Liquid water previously spotted beneath Mar’s ice-covered south pole may just be an illusion, a new study suggests.
In 2018 scientists thought they were looking at water when they saw bright reflections under the polar cap.
However, according to new research, the reflections match those of volcanic plains found all across the red planet.
The current temperature and pressure makes stable liquid water unlikely at the planet’s surface, researchers have said.
Scientists at the University of Texas at Austin think they have a more plausible explanation for the 2018 discovery, and suggest it was volcanic rock buried under ice that was seen.

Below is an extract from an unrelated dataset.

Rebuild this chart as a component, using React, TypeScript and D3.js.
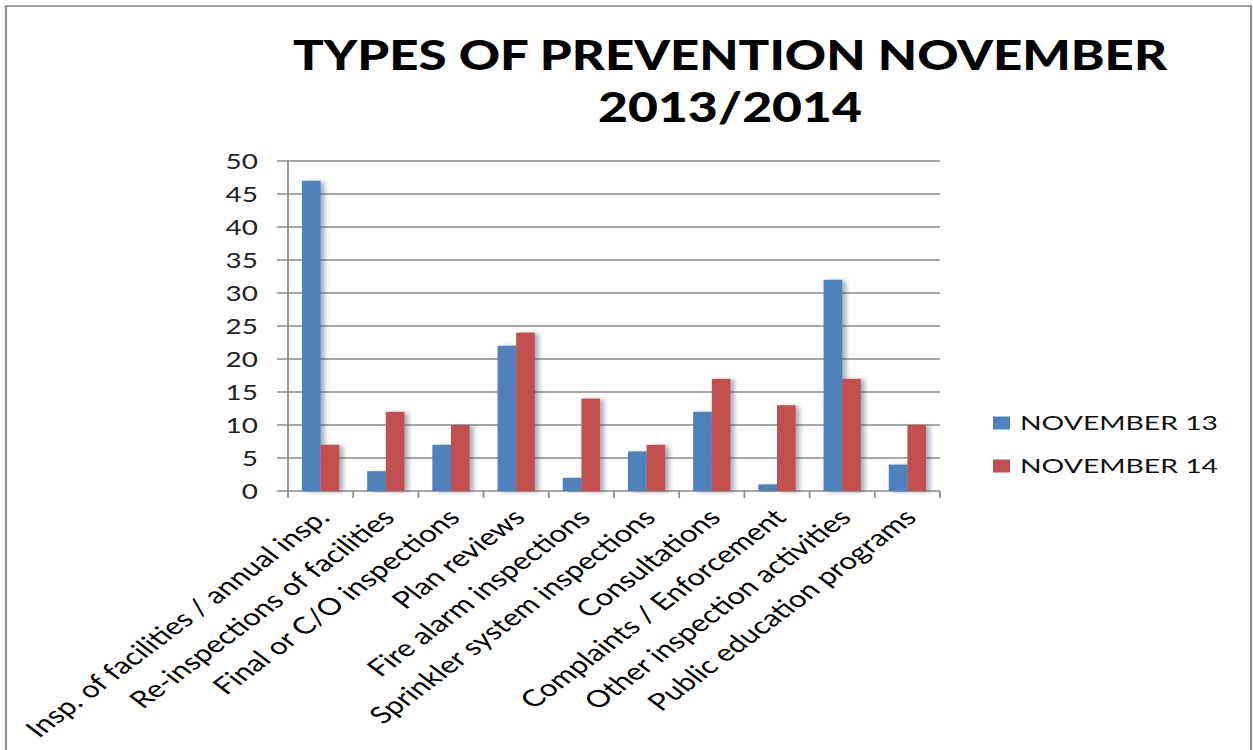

Lead author, Cyril Grima, a planetary scientist at the University of Texas Institute for Geophysics (UTIG), said: ‘For water to be sustained this close to the surface, you need both a very salty environment and a strong, locally generated heat source, but that doesn’t match what we know of this region.’
The south polar mirage dissolved when scientists added an imaginary global ice sheet across a radar map of Mars.
They found that the imaginary ice showed how the planet would appear when looked at through a mile of ice.
This allowed them to compare features across the entire planet with those under the polar cap.
Mr Grima noticed bright reflections, just like those seen in the south pole but scattered across the planet.
And many matched the location of volcanic plains.
Iron-rich lava flows on Earth can leave behind rocks that produce similar reflections.
The scientists suggest other possibilities include mineral deposits in dried riverbeds.
But even if there is no liquid water on Mars, there is plenty of ice on the planet.
Isaac Smith, a Mars geophysicist at York University, believes the bright radar signatures are a kind of clay made when rock erodes in water.
He said: ‘I think the beauty of Cyril Grima’s finding is that while it knocks down the idea there might be liquid water under the planet’s south pole today, it also gives us really precise places to go look for evidence of ancient lakes and riverbeds and test hypotheses about the wider drying out of Mars’ climate over billions of years.’
The study, published in the journal Geophysical Research Letters, is based on three years of data from Marsis, a radar instrument launched in 2005 aboard the European Space Agency’s Mars Express.